“Take a risk” my horoscope says for today. My heart chatters in my chest like false teeth in a cartoon. “What kind of risk?” I ask myself. What more of a risk is there than me deciding to stay in my mountain home and learn how to survive alone.
“Ooops, reframe, Earlene,” I tell myself. I think: learn how to survive on my own.
I thought I had survived enough risks what with Momma Bear and her two cubs trying to climb onto the deck. Luckily the new railing installed the weekend before Y passed by two of his brothers was strong enough to deter the invasion.
Reglueing the gasket on the refrigerator door after four weeks of waiting for help was daunting.
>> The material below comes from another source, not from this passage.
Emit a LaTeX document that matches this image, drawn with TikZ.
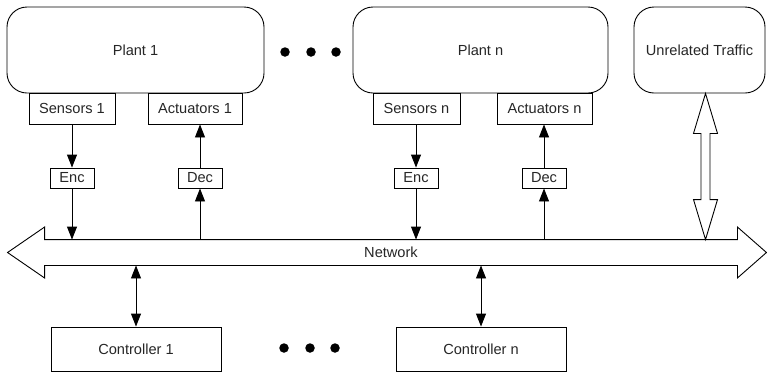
\documentclass[tikz,border=0pt]{standalone}
\usepackage{fontspec}
\setmainfont{Liberation Sans}
\usetikzlibrary{arrows.meta,calc}
\begin{document}
\begin{tikzpicture}[x=1pt,y=-1pt,
  line width=0.9pt,
  every node/.style={font=\fontsize{14.6}{17}\selectfont, text=black!85, inner sep=0pt},
  plantbox/.style={draw, rounded corners=20pt, minimum height=86pt, minimum width=#1},
  portbox/.style={draw, minimum height=31pt, minimum width=#1},
  codecbox/.style={draw, minimum height=20pt, minimum width=44pt},
  ctrlbox/.style={draw, minimum height=44pt, minimum width=170pt},
  link/.style={-{Triangle[length=13pt,width=10pt]}},
  duplex/.style={{Triangle[length=13pt,width=10pt]}-{Triangle[length=13pt,width=10pt]}},
  hollow/.style={draw, fill=white, line join=miter},
  dot/.style={fill=black, circle, minimum size=9.5pt}
]
\useasboundingbox (0,0) rectangle (767,373);

% plants and unrelated traffic source
\node[plantbox=257pt] (plant1) at (135.5,50) {Plant 1};
\node[plantbox=255pt] (plantn) at (480.5,50) {Plant n};
\node[plantbox=131pt] (ut) at (699.5,50) {Unrelated Traffic};

% sensors and actuators
\node[portbox=86pt] (sens1) at (72,108.5) {Sensors 1};
\node[portbox=94pt] (act1) at (195,108.5) {Actuators 1};
\node[portbox=87pt] (sensn) at (416.5,108.5) {Sensors n};
\node[portbox=95pt] (actn) at (544.5,108.5) {Actuators n};

% encoders and decoders
\node[codecbox] (enc1) at (72,178) {Enc};
\node[codecbox] (dec1) at (200,178) {Dec};
\node[codecbox] (encn) at (416,178) {Enc};
\node[codecbox] (decn) at (544,178) {Dec};

% controllers
\node[ctrlbox] (ctrl1) at (136,349) {Controller 1};
\node[ctrlbox] (ctrln) at (481,349) {Controller n};

% network shaft (outline drawn below)
\node[minimum width=692pt, minimum height=25pt] (net) at (391,252.5) {};
\draw[hollow] (net.north west) -- (net.north east)
  -- ($(net.north east)+(0,-12.5)$) -- ($(net.east)+(29,0)$)
  -- ($(net.south east)+(0,12.5)$) -- (net.south east)
  -- (net.south west) -- ($(net.south west)+(0,12.5)$)
  -- ($(net.west)+(-37,0)$) -- ($(net.north west)+(0,-12.5)$) -- cycle;
\node at (net.center) {Network};

% ellipses between plants and between controllers
\node[dot] (d1) at (285,52) {};
\node[dot] (d2) at (311,52) {};
\node[dot] (d3) at (336,52) {};
\node[dot] (d4) at (284,348) {};
\node[dot] (d5) at (310,348) {};
\node[dot] (d6) at (335,348) {};

% sensor paths
\draw[link] (sens1.south) -- (enc1.north);
\draw[link] (enc1.south) -- (enc1.south |- net.north);
\draw[link] (sensn.south -| encn.north) -- (encn.north);
\draw[link] (encn.south) -- (encn.south |- net.north);

% actuator paths
\draw[link] (dec1.south |- net.north) -- (dec1.south);
\draw[link] (dec1.north) -- (dec1.north |- act1.south);
\draw[link] (decn.south |- net.north) -- (decn.south);
\draw[link] (decn.north) -- (decn.north |- actn.south);

% controller links
\draw[duplex] (ctrl1.north |- net.south) -- (ctrl1.north);
\draw[duplex] (ctrln.north |- net.south) -- (ctrln.north);

% hollow double arrow for unrelated traffic
\coordinate (uta) at ([xshift=6pt]ut.south);
\coordinate (utb) at (uta |- net.north);
\draw[hollow] (uta) -- ++(12,40) -- ++(-7.5,0) -- ($(utb)+(4.5,-40)$)
  -- ++(7.5,0) -- (utb) -- ++(-12,-40) -- ++(7.5,0)
  -- ($(uta)+(-4.5,40)$) -- ++(-7.5,0) -- cycle;
\end{tikzpicture}
\end{document}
Yet, I managed to keep the gorilla snot recommended to me by a helpful advisor off the floor and myself and to spread it along the gaskets lengths around the door so that sucker would know I meant it to stick.
Going to a community dance and working in the kitchen was risky for me, as was helping out at the community Christmas dinner. I was afraid I would appear disloyal to Y. My attending a wedding reception at a country club was also a step outside my self image of a newly widowed woman.
And then there has been climbing on the roof to clean the stove pipe, driving in Monterey and Bay Area traffic, and bringing out my first novel, The Marriage Bundle.
What other possible risk could the stars be suggesting?
I read the rest of the email that’s arrived this morning and find a forward from a friend. There’s a poetry reading scheduled at the Muse in Willits this Sunday. A local author is being honored and, afterward, anyone else is invited to read some of their work. My body shivers and my heart repeats its chattering in my chest. I have a chap book of poems called, My Family Album.
Interesting how a suggestion and a direction arrived on the same day.
Many Blessings for all your risky adventures!